WASHINGTON, June 14 (RIA Novosti) – A Massachusetts man has learned that a rock he found on a riverbank six years ago is likely ballast that fell to earth from Russia’s now-defunct Mir space station or a space cargo vehicle that serviced it, local media reported this week.

“There was a big flat rock and this thing was just sitting there, and with the dynamics of the river there’s no way that could’ve happened, unless…,” Phil Green told The Daily News of Newburyport, whistling and making a falling gesture with his hand to mimic the space junk’s descent.

Green, an elementary school custodian in the town of Amesbury, Massachusetts, told the newspaper that he found the greenish rock on the banks of the Merrick River near his home while searching for arrowheads six years ago.

The metal detector he was using did not register the presence of metal in the rock, which was peppered with tiny pores, and after pondering its provenance, he simply let it sit around for five years on his property, he told the Daily News.

“I didn’t really think much of it, and then a fellow came over, saw it and said that’s a meteor,” Green told the newspaper.

Green’s sister-in-law took the initiative last year and sent it to NASA for analysis, and several weeks ago he received a package from the US space agency along with a letter from a NASA engineer George Leussis saying it was likely ballast from the Soviet or Russian space program, the Daily News said.

“The material shows a composition similar to that used as ballast by the Soviet space program starting in the mid-1980s,” Leussis wrote, the newspaper reported. “This places its most likely origin as Mir, or one of the Progress-M class Russian resupply vehicles, that had undergone a TPS failure.”
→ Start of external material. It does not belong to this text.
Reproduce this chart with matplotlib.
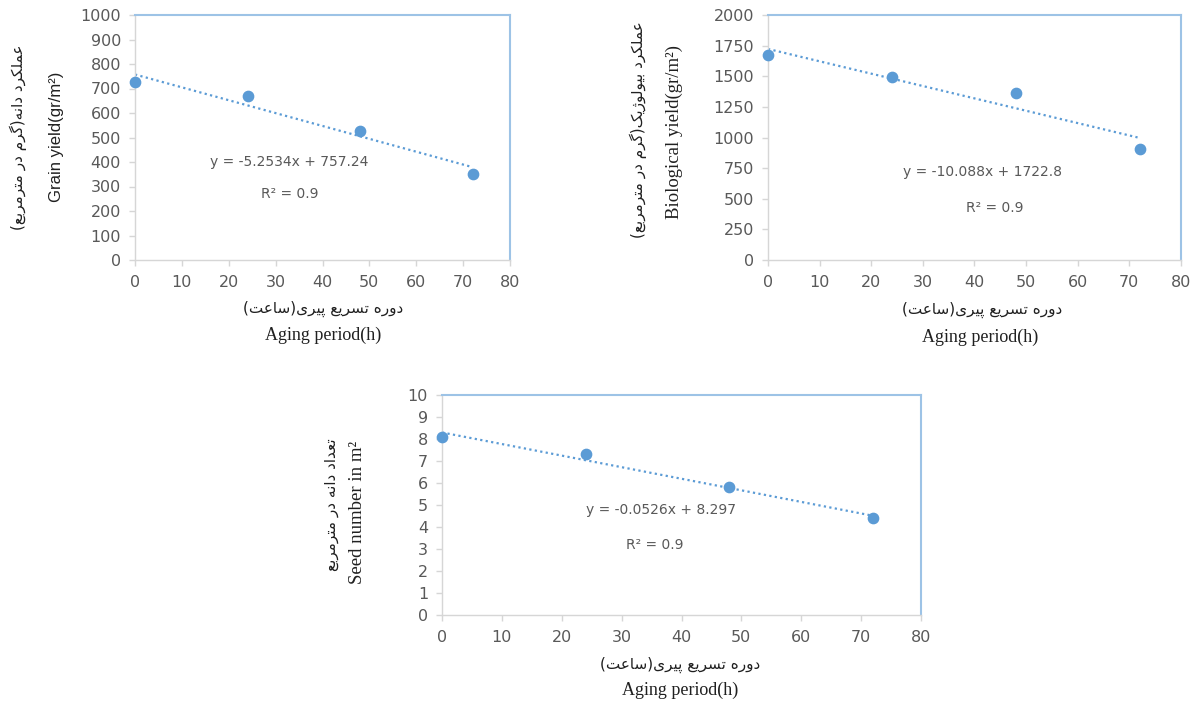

The Mir space station operated from 1983 to 1998, after which it was sunk in the Pacific Ocean in a so-called “spacecraft cemetery” in March 2001.

The rock’s curious color and texture is the result of the extreme heat and pressure it was subjected to upon reentry into the earth’s atmosphere from low orbit, the Daily News cited the NASA letter as saying.

The US space agency confirmed that the rock is not radioactive and is safe to handle, the newspaper said.